Expression, diffusion and molecular interactions determine Wnt3 distribution

Thorsten WOHLAND (Group Leader, Biological Sciences and Chemistry) December 11, 2020

An interdisciplinary team of physicists and biologists from NUS has characterised the mechanism by which Wnt3, a key regulator in neural patterning and brain development, spreads to long distances in the developing zebrafish brain.

The development of a multicellular organism requires cells to communicate with each other for coordinated growth. A common method by which cells interact during embryonic development is by exchanging signalling molecules. A group of cells that function as the “source” produces these signalling molecules which are secreted extracellularly and transported to distant “target” cells. At the “target” cells, these signalling molecules bind to their cognate surface receptors and activate downstream signalling to regulate vital cellular processes.  Wnts are a class of signalling molecules that orchestrate cell growth, function, cell fate specification and cell death during development. In the endoplasmic reticulum, Wnts are modified with the addition of lipid moieties, a critical step for their secretion and activity. However, this modification makes Wnts hydrophobic and the transport in the aqueous extracellular spaces challenging. Therefore, the mode of transport by which Wnts accomplish long-range distribution remains an unresolved issue.

A research team led by Prof Thorsten WOHLAND from the Department of Biological Sciences and the Department of Chemistry, NUS has used imaging and quantitative fluorescence techniques to address how Wnt3, a member of the Wnt family, spreads in the developing zebrafish brain to achieve long-range signalling (see Figure). First, the team showed that Wnt3 tagged with enhanced green fluorescent protein (Wnt3EGFP) under the control of Wnt3 regulatory sequences spreads a considerable distance from the cells that produced it. Subsequently, the team used two characterisation techniques, fluorescence correlation spectroscopy (FCS) and fluorescence recovery after photo bleaching (FRAP) to measure the mobility of Wnt3EGFP at different length scales. FCS is an analytical technique that measures the diffusion of fluorescent molecules by monitoring the fluctuations in fluorescence intensity emitted by the molecules in a small observation volume (femtolitre scale) whereas FRAP measures the recovery of the fluorescence intensity in an irreversibly photo bleached region (micrometre scale). The team showed that the local mobility of Wnt3, as measured by FCS, is much larger than the long-range mobility, as measured by FRAP. They then demonstrated that this discrepancy is fully explained by Wnt3EGFP interactions with proteins present in the extracellular matrix and receptor, and co-receptor binding. This strongly reduces Wnt3’s long-range mobility in the zebrafish brain. Collectively, the team’s findings set the framework for future quantitative investigation of the Wnt3 interaction network during mammalian brain development.

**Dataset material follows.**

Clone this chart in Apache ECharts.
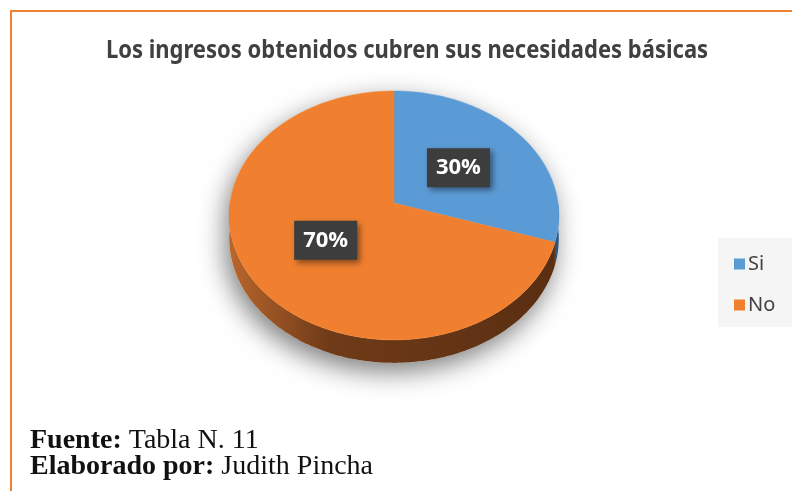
<!DOCTYPE html>
<html>
<head>
<meta charset="utf-8">
<script src="https://cdn.jsdelivr.net/npm/echarts@6/dist/echarts.min.js"></script>
<style>
  html, body { margin: 0; padding: 0; background: #fff; }
  #container { width: 792px; height: 491px; }
</style>
</head>
<body>
<div id="container"></div>
<script>
// datos del grafico
var categorias = ['Si', 'No'];
var valores = [30, 70];
var colores = ['#5B9BD5', '#F0802F'];
var total = valores.reduce(function (a, b) { return a + b; }, 0);

var dom = document.getElementById('container');
var myChart = echarts.init(dom);

// geometria del pastel 3D (perspectiva simple)
var cx = 394, cy = 203, A = 123.2, B = 164, k = 0.1, depth = 23;

function proj(ang, r, dy) {
    var u = Math.sin(ang) * r, v = -Math.cos(ang) * r;
    var d = 1 - k * v;
    return [cx + B * u / d, cy + A * v / d + (dy || 0)];
}

function arcPts(a0, a1, dy) {
    var pts = [];
    var n = Math.max(4, Math.ceil((a1 - a0) / 0.02));
    for (var i = 0; i <= n; i++) {
        pts.push(proj(a0 + (a1 - a0) * i / n, 1, dy));
    }
    return pts;
}

// angulos acumulados
var inicio = [];
var acc = 0;
valores.forEach(function (v) { inicio.push(acc); acc += v; });

var sideFill = [
    new echarts.graphic.LinearGradient(230, 0, 558, 0, [
        { offset: 0, color: '#3f6f9c' }, { offset: 1, color: '#2c557c' }
    ], true),
    new echarts.graphic.LinearGradient(230, 0, 558, 0, [
        { offset: 0, color: '#b8662c' },
        { offset: 0.3, color: '#6f3b18' },
        { offset: 1, color: '#5a2e12' }
    ], true)
];

function makeRender(idx) {
    return function (params, api) {
        var a0 = inicio[idx] / total * Math.PI * 2;
        var a1 = (inicio[idx] + valores[idx]) / total * Math.PI * 2;
        var children = [];

        // sombra de la base (solo una vez)
        if (idx === 0) {
            var base = arcPts(Math.PI / 2, Math.PI * 1.5, depth)
                .concat(arcPts(-Math.PI / 2, Math.PI / 2, 0));
            children.push({
                type: 'polygon',
                shape: { points: base },
                style: {
                    fill: '#fff',
                    shadowBlur: 26,
                    shadowColor: 'rgba(0,0,0,0.5)',
                    shadowOffsetX: -4,
                    shadowOffsetY: 9
                },
                silent: true
            });
        }

        // cara lateral visible (de 90 a 270 grados)
        var s = Math.max(a0, Math.PI / 2), e = Math.min(a1, Math.PI * 1.5);
        if (e > s) {
            var top = arcPts(s, e, 0);
            var bot = arcPts(s, e, depth).reverse();
            children.push({
                type: 'polygon',
                shape: { points: top.concat(bot) },
                style: { fill: sideFill[idx] }
            });
        }

        // cara superior
        var pts = [proj(0, 0, 0)].concat(arcPts(a0, a1, 0));
        children.push({
            type: 'polygon',
            shape: { points: pts },
            style: { fill: colores[idx], stroke: colores[idx], lineWidth: 0.5 }
        });

        // etiqueta
        var mid = (a0 + a1) / 2;
        var lp = proj(mid, 0.5, 0);
        children.push({
            type: 'text',
            x: lp[0],
            y: lp[1],
            style: {
                text: Math.round(valores[idx] / total * 100) + '%',
                fill: '#fff',
                font: 'bold 22px "Open Sans", sans-serif',
                align: 'center',
                verticalAlign: 'middle',
                backgroundColor: '#3d3d3d',
                padding: [10, 9, 7, 9],
                shadowBlur: 6,
                shadowColor: 'rgba(0,0,0,0.45)',
                shadowOffsetX: 3,
                shadowOffsetY: 3
            },
            z2: 10
        });

        return { type: 'group', children: children };
    };
}

var series = categorias.map(function (c, i) {
    return {
        name: c,
        type: 'custom',
        coordinateSystem: 'none',
        itemStyle: { color: colores[i] },
        renderItem: makeRender(i),
        data: [[valores[i]]],
        animation: false
    };
});

var option = {
    backgroundColor: '#fff',
    animation: false,
    graphic: [
        {
            type: 'rect',
            shape: { x: 11, y: 11, width: 800, height: 500 },
            style: { fill: 'none', stroke: '#F08131', lineWidth: 2 },
            z: -10
        },
        {
            type: 'rect',
            shape: { x: 718, y: 238, width: 74, height: 89 },
            style: { fill: '#f5f5f5' },
            z: -5
        },
        {
            type: 'text',
            x: 407,
            y: 51,
            scaleY: 1.1,
            style: {
                text: 'Los ingresos obtenidos cubren sus necesidades básicas',
                fill: '#404040',
                font: 'bold 22px "Noto Sans", sans-serif',
                align: 'center',
                verticalAlign: 'middle'
            }
        },
        {
            type: 'text',
            x: 30,
            y: 455,
            style: {
                text: '{b|Fuente:} Tabla N. 11',
                fill: '#111',
                font: '28px "Liberation Serif", serif',
                verticalAlign: 'bottom',
                rich: { b: { fontWeight: 'bold', fontSize: 28, fontFamily: 'Liberation Serif', fill: '#111' } }
            }
        },
        {
            type: 'text',
            x: 30,
            y: 481,
            style: {
                text: '{b|Elaborado por:} Judith Pincha',
                fill: '#111',
                font: '28px "Liberation Serif", serif',
                verticalAlign: 'bottom',
                rich: { b: { fontWeight: 'bold', fontSize: 28, fontFamily: 'Liberation Serif', fill: '#111' } }
            }
        }
    ],
    legend: {
        orient: 'vertical',
        left: 729,
        top: 249,
        itemGap: 21,
        itemWidth: 11,
        itemHeight: 11,
        icon: 'rect',
        data: categorias,
        textStyle: { color: '#404040', fontSize: 20, fontFamily: 'Noto Sans', padding: [0, 0, 0, -2] }
    },
    series: series
};

if (option && typeof option === "object") {
    myChart.setOption(option, true);
}
</script>
</body>
</html>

Prof Wohland said, “Our capability to quantitatively measure molecular interactions and dynamics within small living organisms provides new insights into the processes that govern development at the molecular level.”

Figure shows Wnt3 source and target regions: (A) Schematic illustration of the zebrafish brain at 48 hours post fertilisation (hpf). (B) 3D projection of the source (red) and target (green) regions of the zebrafish brain at 48 hpf. (E – epithalamus; Ce – cerebellum; MHB – midbrain hindbrain boundary; mRP- midbrain roof plate; OT – optic tectum) [Credit: eLife]

 

Reference

Veerapathiran S; Teh C; Zhu S; Kartigayen I; Korzh V; Matsudaira PT; Wohland T*, “Wnt3 distribution in the zebrafish brain is determined by expression, diffusion and multiple molecular interactions” eLife 2020; 9:e59489 DOI: 10.7554/eLife.59489 Published: 2020.